O aún mejor. Intenta ponerte en la situación y, de verte obligado a crear un juego así, que simplemente consistiese en ir de aquí para allá, cómo harías que fuese una experiencia entretenida. Cómo conseguirías -y aún teniendo el ejemplo me sigue pareciendo un reto complicadísimo- convertir en divertido algo tan aburrido como el andar.
El héroe más humano posible
La idea de controlar a una avatar lento, torpe, frágil y con incontinencia tampoco estaba entre los planes iniciales de Kojima. De hecho, el protagonista de Death Stranding empezó siendo lo opuesto a lo que luego acabaríamos recibiendo.
El propio director lo reconocía al asegurar que en las primeras pruebas estaban ante alguien bien equipado y protegido. Un Sam Porter Bridges con armas y gadgets que le permitirían hacer frente a cualquier reto, pero también un personaje que no se diferenciaría nada de lo que ya hemos mamado en infinidad de juegos.
Sobra decir que la decisión no habría podido ser más acertada, y es que aunque en Death Stranding hay rivales a nuestra altura y monstruos de ultratumba de varios pisos de alto, el mayor enemigo al que podemos enfrentarnos no es a alguien portando un arma o haciendo gala de poderes especiales, es el propio escenario.
Si rompe con la habitual es porque Sam no camina más lento para que otro NPC le cuente sus milongas mientras se hace avanzar la trama, lo hace porque el acto de moverse, con varios paquetes a la espalda o incluso sin ellos, es en sí un reto.
Y era fácil que la cosa se descontrolase, retorciendo la mecánica de la misma forma que otros juegos y experimentos de la talla de QWOP han demostrado su viabilidad. Poner un pie delante de otro también puede ser algo complicado si te lo propones.

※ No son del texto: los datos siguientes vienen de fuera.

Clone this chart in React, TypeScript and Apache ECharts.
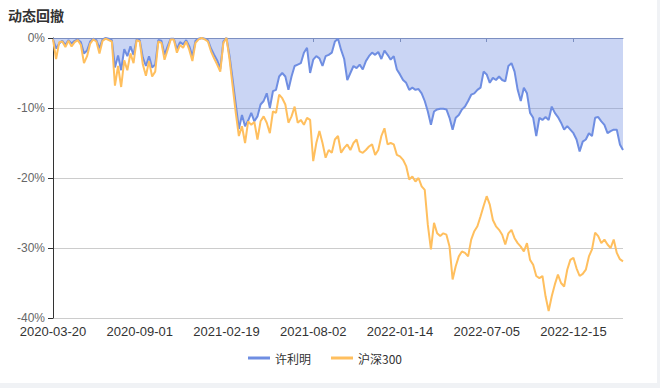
import React, { useEffect, useRef } from "react";
import * as echarts from "echarts";

const title = "动态回撤";
const seriesNames = ["许利明", "沪深300"];

const dates = [
  "2020-03-20","2020-03-26","2020-04-01","2020-04-08","2020-04-14","2020-04-20","2020-04-24","2020-04-30","2020-05-11","2020-05-15",
  "2020-05-21","2020-05-27","2020-06-02","2020-06-08","2020-06-12","2020-06-18","2020-06-29","2020-07-03","2020-07-09","2020-07-15",
  "2020-07-21","2020-07-27","2020-07-31","2020-08-06","2020-08-12","2020-08-18","2020-08-24","2020-08-28","2020-09-01","2020-09-07",
  "2020-09-11","2020-09-17","2020-09-23","2020-09-29","2020-10-13","2020-10-19","2020-10-23","2020-10-29","2020-11-04","2020-11-10",
  "2020-11-16","2020-11-20","2020-11-26","2020-12-02","2020-12-08","2020-12-14","2020-12-18","2020-12-24","2020-12-30","2021-01-07",
  "2021-01-13","2021-01-19","2021-01-25","2021-01-29","2021-02-04","2021-02-10","2021-02-19","2021-02-25","2021-03-03","2021-03-09",
  "2021-03-15","2021-03-19","2021-03-25","2021-03-31","2021-04-07","2021-04-13","2021-04-19","2021-04-23","2021-04-29","2021-05-10",
  "2021-05-14","2021-05-20","2021-05-26","2021-06-01","2021-06-07","2021-06-11","2021-06-18","2021-06-24","2021-06-30","2021-07-06",
  "2021-07-12","2021-07-16","2021-07-22","2021-07-28","2021-08-02","2021-08-06","2021-08-12","2021-08-18","2021-08-24","2021-08-30",
  "2021-09-03","2021-09-09","2021-09-15","2021-09-24","2021-09-30","2021-10-14","2021-10-20","2021-10-26","2021-11-01","2021-11-05",
  "2021-11-11","2021-11-17","2021-11-23","2021-11-29","2021-12-03","2021-12-09","2021-12-15","2021-12-21","2021-12-27","2021-12-31",
  "2022-01-06","2022-01-10","2022-01-14","2022-01-20","2022-01-26","2022-02-09","2022-02-15","2022-02-21","2022-02-25","2022-03-03",
  "2022-03-09","2022-03-15","2022-03-21","2022-03-25","2022-03-31","2022-04-08","2022-04-14","2022-04-20","2022-04-26","2022-05-05",
  "2022-05-11","2022-05-17","2022-05-23","2022-05-27","2022-06-02","2022-06-09","2022-06-15","2022-06-21","2022-06-27","2022-07-01",
  "2022-07-05","2022-07-11","2022-07-15","2022-07-21","2022-07-27","2022-08-02","2022-08-08","2022-08-12","2022-08-18","2022-08-24",
  "2022-08-30","2022-09-05","2022-09-09","2022-09-16","2022-09-22","2022-09-28","2022-10-12","2022-10-18","2022-10-24","2022-10-28",
  "2022-11-03","2022-11-09","2022-11-15","2022-11-21","2022-11-25","2022-12-01","2022-12-05","2022-12-09","2022-12-15","2022-12-21",
  "2022-12-27","2023-01-03","2023-01-09","2023-01-13","2023-01-19","2023-01-31","2023-02-06","2023-02-10","2023-02-16","2023-02-22",
  "2023-02-28","2023-03-06","2023-03-10","2023-03-16","2023-03-22"
];

const xuLiMing = [
  -0.2,-1.5,-0.8,-0.4,-1.0,-0.3,-0.8,-0.4,-0.2,-0.6,
  -2.2,-1.8,-0.5,-0.1,-0.3,-1.5,-0.2,0,-0.1,-0.3,
  -4.2,-2.5,-4.6,-1.6,-2.6,-1.2,-2.4,-0.2,-0.3,-2.8,
  -4.0,-2.6,-4.2,-3.8,-0.3,-0.4,-2.4,-1.2,-0.1,-0.1,
  -1.6,-0.6,-0.9,-0.3,-1.2,-2.6,-0.4,-0.1,0,-0.1,
  -0.3,-1.5,-2.4,-3.2,-4.4,-0.5,0,-2.6,-6.0,-9.5,
  -13.0,-11.0,-12.6,-11.8,-10.7,-11.9,-11.2,-9.5,-9.0,-7.9,
  -10.0,-7.6,-7.4,-5.5,-5.0,-5.5,-7.4,-5.5,-4.0,-3.8,
  -3.6,-2.1,-1.4,-5.0,-3.1,-2.6,-2.9,-4.0,-2.6,-2.4,
  -2.1,-0.5,-0.1,-1.7,-3.0,-6.0,-5.0,-4.0,-4.3,-3.8,
  -4.5,-3.3,-2.6,-2.1,-2.4,-2.0,-3.0,-1.8,-2.4,-3.1,
  -2.6,-4.5,-5.2,-6.0,-6.4,-7.4,-7.1,-7.4,-7.3,-7.9,
  -9.0,-10.5,-12.4,-10.5,-10.2,-10.1,-10.1,-10.2,-11.4,-13.1,
  -11.4,-11.0,-10.2,-9.8,-9.0,-8.1,-7.9,-7.4,-7.1,-4.8,
  -5.2,-6.4,-5.7,-6.0,-5.5,-6.0,-6.2,-4.0,-3.6,-4.8,
  -7.4,-9.0,-7.1,-7.9,-10.7,-11.4,-14.0,-11.4,-11.7,-11.3,
  -11.7,-9.8,-10.7,-11.3,-12.1,-13.1,-12.6,-13.1,-13.6,-14.5,
  -16.2,-14.8,-14.5,-13.6,-14.0,-11.4,-11.3,-11.9,-12.4,-13.6,
  -13.3,-13.1,-13.1,-15.2,-16.0
];

const hs300 = [
  -0.2,-3.0,-0.6,-0.5,-1.3,-0.4,-1.2,-0.6,-0.3,-1.0,
  -3.6,-2.6,-0.8,-0.2,-0.5,-2.2,-0.4,-0.1,-0.3,-0.5,
  -6.8,-4.0,-7.0,-3.2,-4.6,-2.2,-3.6,-0.3,-0.5,-3.8,
  -5.4,-3.3,-5.5,-4.8,-0.5,-0.7,-3.1,-1.7,-0.2,-0.2,
  -2.1,-1.0,-1.4,-0.5,-1.7,-3.3,-0.7,-0.2,0,-0.2,
  -0.5,-1.9,-2.9,-3.8,-4.8,-0.7,0,-3.1,-6.9,-10.7,
  -14.0,-12.6,-15.0,-11.9,-12.4,-12.0,-14.5,-11.9,-11.2,-12.1,
  -13.6,-10.5,-10.7,-8.1,-8.6,-9.5,-12.1,-11.2,-9.8,-12.1,
  -11.7,-12.4,-11.4,-11.7,-17.6,-15.0,-13.3,-15.0,-17.1,-16.0,
  -16.4,-14.5,-14.0,-16.4,-15.7,-15.2,-16.0,-15.0,-14.5,-16.2,
  -16.4,-16.0,-15.5,-15.2,-16.7,-16.0,-14.0,-12.9,-15.2,-15.0,
  -15.2,-16.7,-16.9,-17.4,-18.3,-20.2,-19.8,-20.5,-20.0,-21.2,
  -21.7,-26.7,-30.2,-26.4,-27.9,-28.3,-27.9,-28.1,-29.8,-34.5,
  -32.6,-31.2,-30.5,-30.7,-31.2,-28.8,-27.6,-26.9,-25.5,-24.0,
  -22.6,-23.8,-26.0,-26.9,-27.4,-28.1,-29.5,-27.9,-27.4,-28.6,
  -29.3,-29.8,-30.5,-29.3,-31.7,-32.4,-34.0,-34.3,-34.0,-36.9,
  -39.0,-36.9,-35.2,-33.8,-35.0,-35.5,-33.1,-31.7,-31.4,-32.9,
  -34.0,-33.7,-33.1,-31.2,-30.2,-27.8,-28.3,-29.3,-28.8,-29.5,
  -30.0,-28.8,-30.7,-31.6,-31.9
];

const yMin = -40;
const yMax = 0;
const yStep = 10;

const FONT = "'Noto Sans CJK SC', 'Noto Sans', sans-serif";
const AXIS_FONT = "'Liberation Sans', Arial, sans-serif";
const BLUE = "#6F8EE2";
const ORANGE = "#FFBF5E";

export default function App() {
  const ref = useRef<HTMLDivElement>(null);
  useEffect(() => {
    if (!ref.current) return;
    const chart = echarts.init(ref.current, undefined, { renderer: "svg" });
    chart.setOption({
      animation: false,
      backgroundColor: "#ffffff",
      textStyle: { fontFamily: FONT },
      title: {
        text: title,
        left: 3,
        top: 3,
        textStyle: { fontSize: 14, fontWeight: "bold", color: "#333", fontFamily: FONT },
      },
      legend: {
        data: seriesNames,
        top: 347,
        left: 243,
        icon: "rect",
        itemWidth: 22,
        itemHeight: 3,
        itemGap: 20,
        textStyle: { fontSize: 12, color: "#333", fontFamily: FONT },
      },
      grid: { left: 53, top: 38, width: 570, height: 280 },
      xAxis: {
        type: "category",
        data: dates,
        boundaryGap: false,
        axisLine: { show: true, onZero: true, lineStyle: { color: "#8491AE", width: 1 } },
        axisTick: { show: true, interval: 27, length: 4, lineStyle: { color: "#8491AE" } },
        axisLabel: { interval: 27, color: "#333", fontSize: 13, margin: 7, fontFamily: AXIS_FONT },
        splitLine: { show: false },
      },
      yAxis: {
        type: "value",
        min: yMin,
        max: yMax,
        interval: yStep,
        axisLine: { show: true, lineStyle: { color: "#333" } },
        axisTick: { show: true, length: 5, lineStyle: { color: "#333" } },
        axisLabel: { formatter: "{value}%", color: "#666", fontSize: 12, fontFamily: AXIS_FONT },
        splitLine: { show: true, lineStyle: { color: "#cccccc" } },
      },
      series: [
        {
          name: seriesNames[0],
          type: "line",
          data: xuLiMing,
          showSymbol: false,
          symbol: "none",
          lineStyle: { color: BLUE, width: 2 },
          itemStyle: { color: BLUE },
          areaStyle: { color: BLUE, opacity: 0.37 },
        },
        {
          name: seriesNames[1],
          type: "line",
          data: hs300,
          showSymbol: false,
          symbol: "none",
          lineStyle: { color: ORANGE, width: 2 },
          itemStyle: { color: ORANGE },
        },
      ],
    });
    return () => chart.dispose();
  }, []);

  return (
    <div style={{ position: "fixed", left: 0, top: 0, width: 660, height: 388, background: "#F0F2F5" }}>
      <div ref={ref} style={{ width: 657, height: 383, background: "#fff" }} />
    </div>
  );
}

Sin embargo, el enfoque era bastante más simple y efectivo.
El camino: compañero y enemigo a la vez
En Death Stranding mueves el joystick hacia adelante como lo harías en cualquier otro juego y, dependiendo de la inclinación del mismo, el ritmo del protagonista será más lento y seguro o más rápido e inestable. Con la posibilidad de equilibrar los paquetes a un lado y a otro -por si pierdes el control con algo tan básico como un giro brusco o un desnivel-, transportar la mercancía sin que caiga o te haga caer es un reto casi constante.
Entra ahí lo que comentábamos hace unos días sobre los juegos que introducen cierta estrategia en la movilidad de sus personajes. Si en cualquier otro juego el camino más fácil entre dos puntos suele ser ir en línea recta -como mucho rodeando el edificio que están en medio-, aquí el miedo a un río que te arrastre, unas rocas puntiagudas que te hagan perder el equilibrio o una escalada para la que no has salido preparado, pueden llevarte a pensar que dar un generoso rodeo para tomar otro camino tal vez no sea mala idea.
Y tan satisfactorio resulta ser jugar a lo seguro como arriesgarse, en el primer caso por la recompensa al final del camino con un trabajo bien hecho, y en el segundo por cómo el reto planteado, difícil pero nunca imposible, te ha hecho esforzarte y dominar las mecánicas y posibilidades del juego para superar un obstáculo.
No un jefe final poderosísimo o una trampa mortal, un obstáculo natural que, adornado con una belleza de postal que da para otro especial, debías superar con algo tan simple como poner un pie delante del otro. Una satisfacción que, sin importar el camino, llega desde algo tan banal como el ir de aquí a allí.
Menos consciente de lo que debería de lo fácil que es quemar esos cartuchos -sobran horas y también secundarias-, el juego acaba introduciendo otras mecánicas como los manidos vehículos o la formidable gestión colaborativa asíncrona destinada a mejorar infraestructuras y caminos, pero el andar, sobre todo si es con banda sonora de fondo, es la que cede hueco a los momentos más emocionantes del juego. Andar y emocionante en una misma frase. Cómo no va a ser eso una genialidad.